We saw examples of this again and again throughout the year. Many companies that were “compliant” suffered significant public breaches. Think: Uber, Yahoo!, Hyatt Hotels, Chipotle, Arby’s. Clearly, being compliant at one point in time doesn’t make your business secure forever.
Many of these breaches could have been prevented had the companies adopted a security-first mindset. Organizations who adopt this way of thinking carry out proactive risk assessment, threat intelligence, and active monitoring/analysis, enabling them to discover threats and vulnerabilities as well as ineffective or poorly-implemented controls at any given time. This continual approach to implementing safeguards has a much better chance of keeping systems secure at all times.
Threats can appear and evolve right after a compliance audit or assessment. Hence, it’s essential to build a security program that can adapt accordingly. Since regulations are here to stay, it’s equally important to ensure that the same program incorporates compliance right from the start.
Here are some basic steps for building a program that meets these requirements.
Know what you are securing
Before you can implement controls that will later map to the controls on your compliance checklist, you need to properly identify the basics: what data you should be securing, where they reside, and what levels of restriction need to be applied to which sets of information. Because your data can be found in different places (e.g. your desktops, laptops, smartphones, servers, network devices, etc.) you need to employ data discovery. This should be followed by classification methods that will help distinguish sensitive data from the rest.
Determine your internal capabilities
There’s a serious shortage of cyber security talent. In fact, in a study conducted by ISACA and RSA Conference, 52% of those surveyed (consisting of global cyber security and IT managers and practitioners) said that “less than a quarter of applicants for cybersecurity positions have the necessary skills for the open position.” Because of this, 53 percent expressed that it would take three to six months to find a qualified candidate.
Once you set out to build your security program, you need to take this into consideration. If you don’t have the in-house talent, you might want to consider teaming up with a reputable partner who can help you meet your compliance and security needs.
Choose your third-party service providers carefully
If you don’t have security experts in your team, the success of your security and compliance efforts will rely heavily on the capabilities of your partner. It’s therefore critical to select a third-party service provider who can prove their competency.
Look for providers who can show their industry standard compliance reports, such as PCI, SOC 1 and SOC 2. The presence of these reports is indicative of providers who have undergone independent security assessments and hence are more trustworthy.

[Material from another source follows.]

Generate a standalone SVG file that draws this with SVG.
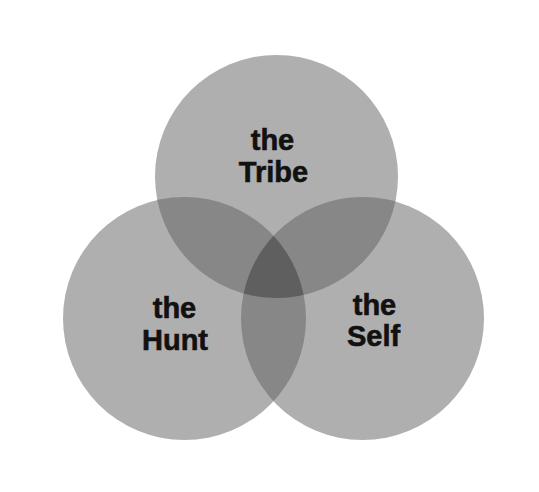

Monitor and maintain service providers and your internal team
Security and compliance must always be ongoing endeavors. Thus, you need to monitor your provider’s controls as well as your own organization’s security awareness. To keep them at pace with the changing times, you need to introduce trainings, educational emails, periodic security awareness campaigns, and other similar activities.
Plan for WHEN and not IF
No matter how robust your security program is, there will always be a probability that a threat can slip through your defenses. For this reason, it’s important to prepare. Develop, review and test incident response and disaster recovery/business continuity plans. Train your people on what to do if a cyberattack or data breach does occur.
Security and compliance must go hand in hand. A robust security program that readily incorporates compliance can help you meet regulatory requirements while also protecting your systems and data from current and emerging threats.